Report, word for word, every line of the material that contains "this".

===============

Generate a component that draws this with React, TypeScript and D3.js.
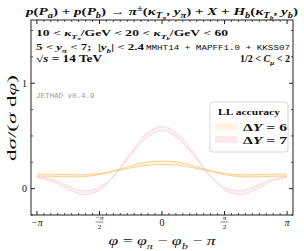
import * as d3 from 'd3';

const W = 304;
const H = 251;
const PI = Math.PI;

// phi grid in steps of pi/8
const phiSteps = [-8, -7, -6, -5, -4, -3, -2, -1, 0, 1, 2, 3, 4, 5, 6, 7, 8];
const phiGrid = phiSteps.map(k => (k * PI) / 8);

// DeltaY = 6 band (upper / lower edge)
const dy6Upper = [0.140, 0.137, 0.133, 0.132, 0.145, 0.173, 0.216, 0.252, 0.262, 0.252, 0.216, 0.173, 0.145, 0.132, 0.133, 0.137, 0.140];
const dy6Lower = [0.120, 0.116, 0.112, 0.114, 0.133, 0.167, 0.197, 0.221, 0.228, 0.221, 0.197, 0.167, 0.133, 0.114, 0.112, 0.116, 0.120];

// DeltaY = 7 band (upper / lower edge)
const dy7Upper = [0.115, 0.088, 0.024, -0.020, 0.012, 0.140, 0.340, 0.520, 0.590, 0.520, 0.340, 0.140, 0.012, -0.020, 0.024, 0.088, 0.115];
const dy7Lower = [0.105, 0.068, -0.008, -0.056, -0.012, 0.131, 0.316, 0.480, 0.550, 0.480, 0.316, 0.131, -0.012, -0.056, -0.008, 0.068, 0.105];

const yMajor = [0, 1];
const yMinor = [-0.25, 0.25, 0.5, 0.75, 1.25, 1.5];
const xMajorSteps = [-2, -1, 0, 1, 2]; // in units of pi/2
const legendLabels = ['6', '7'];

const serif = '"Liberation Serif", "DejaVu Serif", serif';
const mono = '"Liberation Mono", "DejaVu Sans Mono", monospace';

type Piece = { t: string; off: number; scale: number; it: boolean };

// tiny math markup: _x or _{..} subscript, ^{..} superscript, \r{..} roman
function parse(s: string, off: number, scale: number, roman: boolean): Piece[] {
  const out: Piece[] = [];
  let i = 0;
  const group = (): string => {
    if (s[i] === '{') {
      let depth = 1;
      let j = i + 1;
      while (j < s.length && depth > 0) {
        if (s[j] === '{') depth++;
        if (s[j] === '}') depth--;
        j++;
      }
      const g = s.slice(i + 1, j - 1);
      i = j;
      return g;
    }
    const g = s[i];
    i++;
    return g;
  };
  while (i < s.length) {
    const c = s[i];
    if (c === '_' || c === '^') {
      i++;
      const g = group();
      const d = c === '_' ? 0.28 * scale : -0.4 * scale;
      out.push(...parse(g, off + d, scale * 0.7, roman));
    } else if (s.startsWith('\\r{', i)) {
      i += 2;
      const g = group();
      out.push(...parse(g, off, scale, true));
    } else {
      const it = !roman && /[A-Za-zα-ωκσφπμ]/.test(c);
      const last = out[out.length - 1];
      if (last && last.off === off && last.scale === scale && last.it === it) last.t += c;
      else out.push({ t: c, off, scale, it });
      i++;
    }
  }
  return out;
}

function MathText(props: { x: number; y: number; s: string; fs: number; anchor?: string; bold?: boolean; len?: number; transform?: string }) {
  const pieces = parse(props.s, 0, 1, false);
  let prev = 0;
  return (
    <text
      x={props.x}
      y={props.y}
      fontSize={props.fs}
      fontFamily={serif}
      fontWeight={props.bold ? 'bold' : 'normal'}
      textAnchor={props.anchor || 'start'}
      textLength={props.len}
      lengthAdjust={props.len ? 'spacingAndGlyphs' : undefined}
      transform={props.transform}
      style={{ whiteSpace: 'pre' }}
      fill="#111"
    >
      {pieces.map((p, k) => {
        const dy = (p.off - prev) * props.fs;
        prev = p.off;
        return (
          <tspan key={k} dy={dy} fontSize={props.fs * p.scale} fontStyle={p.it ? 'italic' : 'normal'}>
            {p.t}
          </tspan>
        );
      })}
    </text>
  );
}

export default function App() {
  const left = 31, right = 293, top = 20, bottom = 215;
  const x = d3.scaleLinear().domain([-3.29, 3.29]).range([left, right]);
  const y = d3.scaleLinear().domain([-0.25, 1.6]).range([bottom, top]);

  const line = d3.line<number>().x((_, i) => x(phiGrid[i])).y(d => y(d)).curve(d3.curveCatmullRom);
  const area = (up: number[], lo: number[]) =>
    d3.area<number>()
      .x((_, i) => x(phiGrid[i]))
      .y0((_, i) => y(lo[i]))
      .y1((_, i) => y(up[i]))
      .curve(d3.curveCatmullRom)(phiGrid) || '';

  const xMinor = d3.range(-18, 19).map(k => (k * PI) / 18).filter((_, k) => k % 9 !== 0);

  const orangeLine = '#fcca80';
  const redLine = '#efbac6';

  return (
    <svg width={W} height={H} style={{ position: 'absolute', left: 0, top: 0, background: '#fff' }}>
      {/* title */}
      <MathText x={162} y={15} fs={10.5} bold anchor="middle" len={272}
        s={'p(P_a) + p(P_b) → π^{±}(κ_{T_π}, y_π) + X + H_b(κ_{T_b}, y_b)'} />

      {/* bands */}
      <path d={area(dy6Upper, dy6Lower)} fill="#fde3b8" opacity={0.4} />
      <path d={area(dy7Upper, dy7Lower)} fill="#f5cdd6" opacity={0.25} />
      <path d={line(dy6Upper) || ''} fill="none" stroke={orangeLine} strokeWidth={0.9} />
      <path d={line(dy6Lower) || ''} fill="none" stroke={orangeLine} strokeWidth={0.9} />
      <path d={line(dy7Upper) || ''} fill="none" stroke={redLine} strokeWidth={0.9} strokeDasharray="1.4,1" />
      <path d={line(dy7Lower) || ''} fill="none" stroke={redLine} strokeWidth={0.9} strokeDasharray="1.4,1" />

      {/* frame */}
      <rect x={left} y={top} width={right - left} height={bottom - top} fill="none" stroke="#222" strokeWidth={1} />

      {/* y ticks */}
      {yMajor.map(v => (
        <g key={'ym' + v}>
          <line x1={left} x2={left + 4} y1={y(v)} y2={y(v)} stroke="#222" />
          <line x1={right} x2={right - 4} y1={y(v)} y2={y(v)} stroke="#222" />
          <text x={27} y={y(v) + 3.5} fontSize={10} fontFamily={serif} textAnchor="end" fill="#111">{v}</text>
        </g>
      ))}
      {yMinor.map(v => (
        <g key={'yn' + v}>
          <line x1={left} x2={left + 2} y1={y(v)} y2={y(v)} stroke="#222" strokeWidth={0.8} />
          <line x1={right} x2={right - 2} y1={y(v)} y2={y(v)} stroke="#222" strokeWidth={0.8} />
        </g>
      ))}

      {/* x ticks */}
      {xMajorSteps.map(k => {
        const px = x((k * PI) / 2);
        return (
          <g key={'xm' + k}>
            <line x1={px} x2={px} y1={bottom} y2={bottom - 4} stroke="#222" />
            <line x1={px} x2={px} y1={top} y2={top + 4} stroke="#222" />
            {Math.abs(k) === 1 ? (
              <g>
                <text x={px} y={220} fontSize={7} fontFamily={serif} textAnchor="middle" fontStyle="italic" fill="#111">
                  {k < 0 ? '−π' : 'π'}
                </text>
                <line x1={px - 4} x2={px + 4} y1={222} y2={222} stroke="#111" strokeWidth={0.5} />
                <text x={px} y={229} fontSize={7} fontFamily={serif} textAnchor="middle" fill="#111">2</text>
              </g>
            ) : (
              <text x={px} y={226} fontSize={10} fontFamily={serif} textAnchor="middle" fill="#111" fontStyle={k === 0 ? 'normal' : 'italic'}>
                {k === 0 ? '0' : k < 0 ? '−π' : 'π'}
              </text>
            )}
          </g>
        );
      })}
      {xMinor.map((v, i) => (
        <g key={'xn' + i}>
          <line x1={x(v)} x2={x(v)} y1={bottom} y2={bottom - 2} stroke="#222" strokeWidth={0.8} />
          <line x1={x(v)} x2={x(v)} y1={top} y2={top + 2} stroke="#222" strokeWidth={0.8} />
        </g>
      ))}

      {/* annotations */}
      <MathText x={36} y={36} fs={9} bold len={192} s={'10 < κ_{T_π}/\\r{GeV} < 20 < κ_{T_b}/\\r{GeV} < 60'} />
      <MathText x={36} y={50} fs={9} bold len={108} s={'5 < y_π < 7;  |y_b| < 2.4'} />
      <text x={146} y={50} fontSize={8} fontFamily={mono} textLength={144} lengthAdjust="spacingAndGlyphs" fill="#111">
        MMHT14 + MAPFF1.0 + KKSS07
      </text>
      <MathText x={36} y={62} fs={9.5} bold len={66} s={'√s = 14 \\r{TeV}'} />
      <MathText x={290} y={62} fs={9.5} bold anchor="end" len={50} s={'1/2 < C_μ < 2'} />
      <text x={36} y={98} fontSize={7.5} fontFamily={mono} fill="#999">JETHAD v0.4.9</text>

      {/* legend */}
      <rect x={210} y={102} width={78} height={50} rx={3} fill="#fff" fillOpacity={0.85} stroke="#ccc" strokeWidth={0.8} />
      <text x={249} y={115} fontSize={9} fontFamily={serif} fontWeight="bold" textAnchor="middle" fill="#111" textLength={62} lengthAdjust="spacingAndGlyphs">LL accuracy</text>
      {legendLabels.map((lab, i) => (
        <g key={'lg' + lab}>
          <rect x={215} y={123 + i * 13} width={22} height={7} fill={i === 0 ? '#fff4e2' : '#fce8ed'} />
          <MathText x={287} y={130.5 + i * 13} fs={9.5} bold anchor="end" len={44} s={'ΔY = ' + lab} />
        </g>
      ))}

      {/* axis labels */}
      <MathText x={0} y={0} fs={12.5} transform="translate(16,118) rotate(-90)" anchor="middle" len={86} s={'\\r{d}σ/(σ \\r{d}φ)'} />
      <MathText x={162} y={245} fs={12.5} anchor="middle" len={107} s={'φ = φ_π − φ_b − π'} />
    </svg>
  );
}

===============

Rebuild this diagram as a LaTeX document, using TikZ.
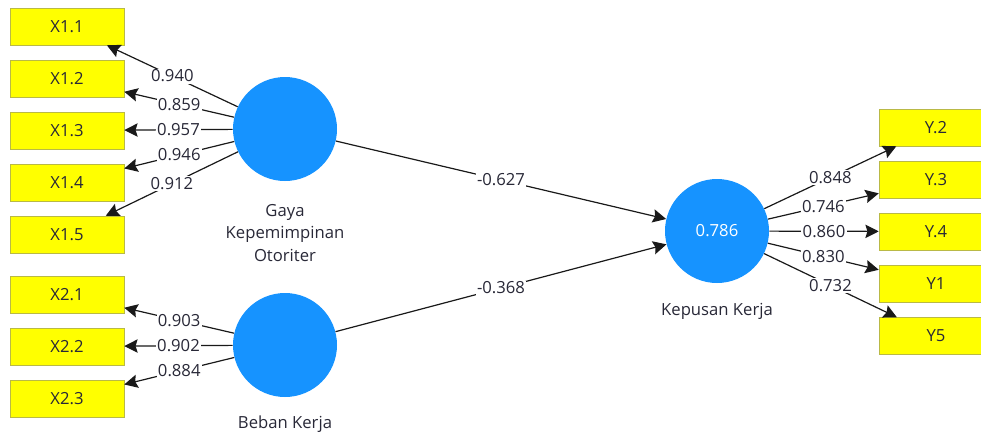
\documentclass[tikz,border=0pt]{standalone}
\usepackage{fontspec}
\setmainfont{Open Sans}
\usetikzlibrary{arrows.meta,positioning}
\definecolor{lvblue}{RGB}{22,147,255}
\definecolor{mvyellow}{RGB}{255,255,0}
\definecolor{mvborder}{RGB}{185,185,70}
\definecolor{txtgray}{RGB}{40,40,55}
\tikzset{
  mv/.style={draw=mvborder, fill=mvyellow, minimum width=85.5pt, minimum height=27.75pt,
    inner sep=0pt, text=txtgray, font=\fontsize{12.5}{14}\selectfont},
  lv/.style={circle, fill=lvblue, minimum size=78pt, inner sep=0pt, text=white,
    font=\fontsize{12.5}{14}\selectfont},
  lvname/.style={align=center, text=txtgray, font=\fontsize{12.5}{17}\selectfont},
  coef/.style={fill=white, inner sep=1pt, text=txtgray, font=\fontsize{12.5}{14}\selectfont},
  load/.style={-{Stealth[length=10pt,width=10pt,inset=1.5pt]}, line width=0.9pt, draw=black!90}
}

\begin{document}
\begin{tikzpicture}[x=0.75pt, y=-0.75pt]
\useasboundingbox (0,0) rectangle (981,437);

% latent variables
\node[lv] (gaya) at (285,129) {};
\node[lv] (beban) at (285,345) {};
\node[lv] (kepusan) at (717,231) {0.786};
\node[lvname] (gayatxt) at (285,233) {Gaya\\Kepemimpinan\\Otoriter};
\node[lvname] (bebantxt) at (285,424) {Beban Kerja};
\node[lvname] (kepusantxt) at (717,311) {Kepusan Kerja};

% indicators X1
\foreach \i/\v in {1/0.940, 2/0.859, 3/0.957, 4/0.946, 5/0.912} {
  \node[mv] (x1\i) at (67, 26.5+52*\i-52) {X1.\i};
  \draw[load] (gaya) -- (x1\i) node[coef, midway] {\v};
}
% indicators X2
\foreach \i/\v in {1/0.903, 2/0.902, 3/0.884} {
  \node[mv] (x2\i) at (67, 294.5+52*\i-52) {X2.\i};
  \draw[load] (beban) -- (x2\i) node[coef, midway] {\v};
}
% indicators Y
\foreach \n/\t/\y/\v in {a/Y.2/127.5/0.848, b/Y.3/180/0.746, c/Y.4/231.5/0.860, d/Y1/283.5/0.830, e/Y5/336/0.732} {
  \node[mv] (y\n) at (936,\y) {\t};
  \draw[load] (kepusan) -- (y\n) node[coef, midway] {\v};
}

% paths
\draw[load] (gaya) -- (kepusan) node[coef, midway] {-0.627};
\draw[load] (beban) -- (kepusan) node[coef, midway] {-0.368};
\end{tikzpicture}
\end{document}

===============

Exercise response:
Generate a component that draws this with React, TypeScript and D3.js.
Rebuild this diagram as a LaTeX document, using TikZ.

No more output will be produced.